** start **
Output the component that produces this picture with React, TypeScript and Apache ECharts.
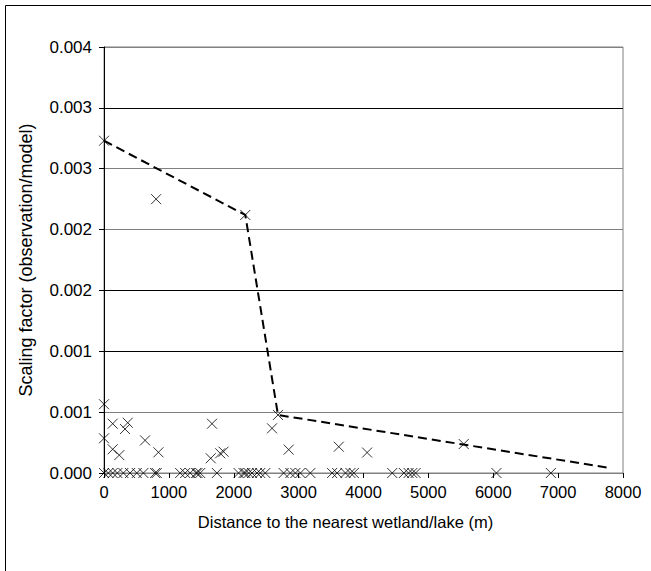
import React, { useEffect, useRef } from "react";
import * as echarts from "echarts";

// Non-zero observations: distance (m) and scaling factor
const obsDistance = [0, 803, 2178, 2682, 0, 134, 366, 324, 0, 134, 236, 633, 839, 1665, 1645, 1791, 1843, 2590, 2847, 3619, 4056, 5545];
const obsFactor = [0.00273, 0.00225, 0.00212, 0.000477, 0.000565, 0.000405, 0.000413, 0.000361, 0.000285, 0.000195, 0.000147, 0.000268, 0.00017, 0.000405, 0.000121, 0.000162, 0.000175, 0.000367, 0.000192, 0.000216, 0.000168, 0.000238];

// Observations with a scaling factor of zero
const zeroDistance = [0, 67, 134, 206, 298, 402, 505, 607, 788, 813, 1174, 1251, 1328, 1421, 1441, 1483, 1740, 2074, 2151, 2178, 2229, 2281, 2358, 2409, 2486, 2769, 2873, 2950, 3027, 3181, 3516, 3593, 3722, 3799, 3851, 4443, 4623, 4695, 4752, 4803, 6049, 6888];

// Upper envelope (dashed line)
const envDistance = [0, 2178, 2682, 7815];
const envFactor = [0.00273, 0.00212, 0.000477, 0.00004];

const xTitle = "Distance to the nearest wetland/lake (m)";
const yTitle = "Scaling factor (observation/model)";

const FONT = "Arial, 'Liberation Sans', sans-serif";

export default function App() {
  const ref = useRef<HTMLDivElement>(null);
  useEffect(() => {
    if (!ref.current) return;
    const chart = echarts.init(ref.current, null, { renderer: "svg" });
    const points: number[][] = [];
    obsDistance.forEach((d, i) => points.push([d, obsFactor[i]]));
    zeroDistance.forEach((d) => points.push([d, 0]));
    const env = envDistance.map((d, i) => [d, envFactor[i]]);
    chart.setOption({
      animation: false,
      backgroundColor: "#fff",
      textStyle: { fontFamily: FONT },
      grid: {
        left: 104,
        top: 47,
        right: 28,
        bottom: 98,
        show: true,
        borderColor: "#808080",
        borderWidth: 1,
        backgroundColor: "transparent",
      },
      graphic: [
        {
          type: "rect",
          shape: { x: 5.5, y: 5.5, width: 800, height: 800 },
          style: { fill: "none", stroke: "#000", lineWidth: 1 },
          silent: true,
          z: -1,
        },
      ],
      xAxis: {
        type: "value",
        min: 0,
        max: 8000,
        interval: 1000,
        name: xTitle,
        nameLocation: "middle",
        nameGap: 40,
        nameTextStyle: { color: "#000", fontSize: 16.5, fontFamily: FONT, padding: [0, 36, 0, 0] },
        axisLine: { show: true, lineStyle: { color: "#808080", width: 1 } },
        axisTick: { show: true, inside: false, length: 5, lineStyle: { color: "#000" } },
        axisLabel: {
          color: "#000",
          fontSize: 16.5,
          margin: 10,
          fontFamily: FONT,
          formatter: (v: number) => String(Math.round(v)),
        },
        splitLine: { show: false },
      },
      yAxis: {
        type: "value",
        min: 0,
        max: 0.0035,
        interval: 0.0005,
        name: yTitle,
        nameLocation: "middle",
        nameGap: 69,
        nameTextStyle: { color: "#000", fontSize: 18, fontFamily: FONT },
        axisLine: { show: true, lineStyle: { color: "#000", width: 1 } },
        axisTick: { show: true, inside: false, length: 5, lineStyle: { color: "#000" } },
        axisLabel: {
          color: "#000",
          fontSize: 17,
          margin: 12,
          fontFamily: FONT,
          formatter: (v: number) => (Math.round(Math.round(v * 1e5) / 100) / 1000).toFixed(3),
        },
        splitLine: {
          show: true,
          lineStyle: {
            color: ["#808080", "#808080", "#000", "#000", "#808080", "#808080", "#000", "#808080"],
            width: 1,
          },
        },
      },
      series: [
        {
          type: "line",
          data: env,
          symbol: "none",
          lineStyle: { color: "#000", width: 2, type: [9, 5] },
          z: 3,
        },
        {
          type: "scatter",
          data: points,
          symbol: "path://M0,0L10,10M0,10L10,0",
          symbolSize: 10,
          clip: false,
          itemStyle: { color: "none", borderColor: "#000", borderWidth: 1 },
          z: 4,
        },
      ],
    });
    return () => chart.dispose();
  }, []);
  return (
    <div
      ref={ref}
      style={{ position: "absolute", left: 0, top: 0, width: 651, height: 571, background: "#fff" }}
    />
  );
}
** end **
** start **
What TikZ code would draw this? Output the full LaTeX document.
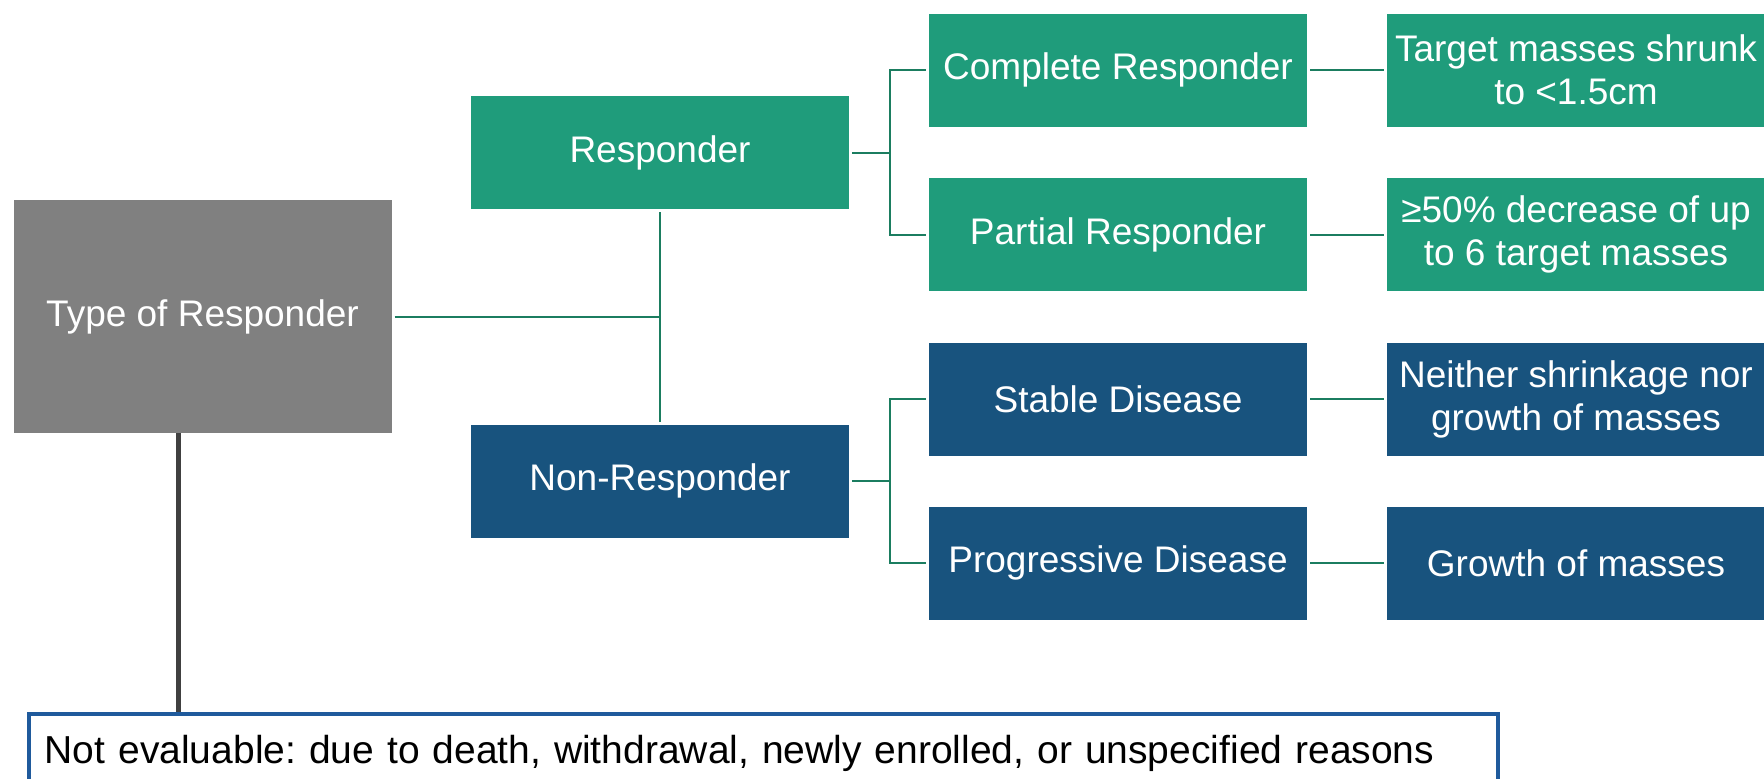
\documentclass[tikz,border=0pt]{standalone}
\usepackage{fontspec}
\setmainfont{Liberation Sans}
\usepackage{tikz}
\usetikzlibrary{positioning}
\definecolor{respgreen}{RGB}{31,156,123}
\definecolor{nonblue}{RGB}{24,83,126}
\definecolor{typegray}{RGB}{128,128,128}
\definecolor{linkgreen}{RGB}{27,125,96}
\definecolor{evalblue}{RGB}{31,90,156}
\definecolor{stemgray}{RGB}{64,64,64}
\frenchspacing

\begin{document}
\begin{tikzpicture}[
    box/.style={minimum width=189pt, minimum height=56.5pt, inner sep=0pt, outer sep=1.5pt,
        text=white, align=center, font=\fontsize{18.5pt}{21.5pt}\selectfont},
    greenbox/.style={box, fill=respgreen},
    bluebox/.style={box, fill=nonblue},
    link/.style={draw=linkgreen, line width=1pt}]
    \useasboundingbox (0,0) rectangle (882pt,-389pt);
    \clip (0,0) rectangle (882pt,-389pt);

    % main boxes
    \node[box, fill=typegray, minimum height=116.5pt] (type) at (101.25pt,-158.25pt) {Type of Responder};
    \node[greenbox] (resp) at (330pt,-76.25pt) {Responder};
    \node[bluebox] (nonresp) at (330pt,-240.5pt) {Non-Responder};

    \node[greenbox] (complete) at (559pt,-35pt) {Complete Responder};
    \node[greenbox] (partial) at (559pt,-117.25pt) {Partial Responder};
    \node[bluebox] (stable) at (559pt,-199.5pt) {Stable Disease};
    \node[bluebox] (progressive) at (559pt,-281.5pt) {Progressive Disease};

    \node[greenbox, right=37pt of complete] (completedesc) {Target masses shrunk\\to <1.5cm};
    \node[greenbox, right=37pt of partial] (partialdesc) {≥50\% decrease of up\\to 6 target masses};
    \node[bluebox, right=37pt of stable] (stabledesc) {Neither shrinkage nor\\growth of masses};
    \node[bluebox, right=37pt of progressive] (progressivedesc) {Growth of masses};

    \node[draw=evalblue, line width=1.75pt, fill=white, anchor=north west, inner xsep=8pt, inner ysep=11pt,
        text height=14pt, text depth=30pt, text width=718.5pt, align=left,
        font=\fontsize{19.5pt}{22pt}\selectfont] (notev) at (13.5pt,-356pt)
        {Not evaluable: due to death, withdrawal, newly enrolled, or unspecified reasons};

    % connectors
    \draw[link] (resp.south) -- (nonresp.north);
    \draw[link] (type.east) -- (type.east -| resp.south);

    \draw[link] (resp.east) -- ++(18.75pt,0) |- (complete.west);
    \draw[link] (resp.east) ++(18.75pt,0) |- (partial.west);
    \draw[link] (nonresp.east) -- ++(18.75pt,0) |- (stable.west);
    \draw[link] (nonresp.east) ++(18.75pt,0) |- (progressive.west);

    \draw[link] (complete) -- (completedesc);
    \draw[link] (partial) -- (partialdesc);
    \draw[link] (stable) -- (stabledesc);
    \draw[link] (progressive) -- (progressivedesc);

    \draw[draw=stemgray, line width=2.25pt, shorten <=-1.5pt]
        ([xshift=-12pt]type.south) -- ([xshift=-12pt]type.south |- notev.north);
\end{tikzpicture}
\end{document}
** end **
Report back each line of the entries that holds the string "Output".

Output the component that produces this picture with React, TypeScript and Apache ECharts.
What TikZ code would draw this? Output the full LaTeX document.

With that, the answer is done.